The Biggest Lies of All

Up until the day it truly ended, I believed that she was just overwhelmed with things and not strong enough to pull herself out of the abyss. I believed that circumstances beyond our control poisoned all the water in the relationship well. That she lost herself somewhere along the way.  I excused this, even though there should have been a limit to how much she let other people control her happiness and ability to function. I tried not to judge her harshly, but just be supportive, even amid my own fears and unhappiness.

Now, with the new information, it's different in my mind. She so often accused me of being incapable of saying I was wrong. This has never been true and I will illustrate once more here, with irony: I was completely and utterly wrong about her. Who she was. Flat wrong. She had lied from the very first day about what she thought and felt, and never shared her true feelings with me. And she could only see the negative in her private moments, but still talked the talk to my face about the positive. And she distorted so much in her mind--misunderstood so many things, heard something different than what was being said. She had this scary way of contradicting herself even within the same paragraph or sentence. When both of those things could not have been true at once. I saw the disconnect in her reasoning; the nonsensical way she interpreted every detail she focused upon, and how she ignored all the other details that would have balanced it out. I wouldn't have known this if I hadn't been privy to this new information. Information that cuts like a knife, and is so unfair, so heartless, so shallow and petty and riddled with deception and falsehood.

SO when the stressors came along in our relationship, what i was seeing was her REAL self. The one she could no longer hide. The one who could not tell the truth. The one who had no coping skills, could not communicate her feelings or thoughts, could not find strength, but only turn to drugs and alcohol; the one who could not process information in a healthy or rational way. The one who had no clue about my value as a human being or a partner. The one who could look right at me and say she loved me, wanted to be married to me, knowing it wasn't true and she didn't even know how to love. 

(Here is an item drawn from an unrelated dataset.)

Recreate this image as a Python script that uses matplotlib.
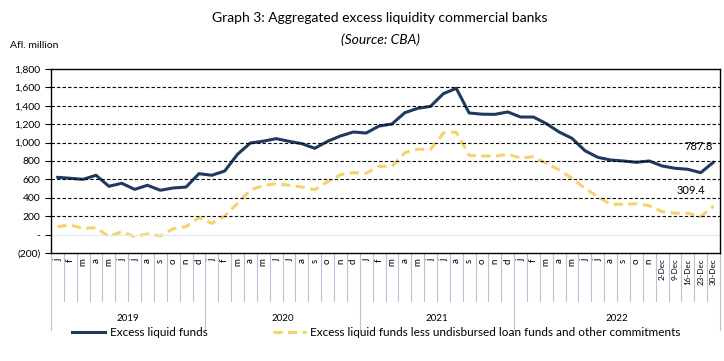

That was the most mammoth lie of all. To let someone think you love them when you don't. To go along with each and every stage in a growing relationship, and never utter a word of what you were really feeling and thinking. To let that other person plan her life according to that promise you gave her. To allow that person to sacrifice herself to you, believing that it was real. All a lie

How did I not feel that? Maybe I did, but just dismissed it as the result of the outside stressors. Now i see. I spent a year of my life on this person who made the sincerity of my heart a falsehood. And then followed it up with still more falsehood when it was time to step up and have some integrity and own her mistakes. Instead, she tried to shift that blame onto the person who tried to love her, tried to help her and was always 100% honest about everything. 

What you gave in return were lies. All lies.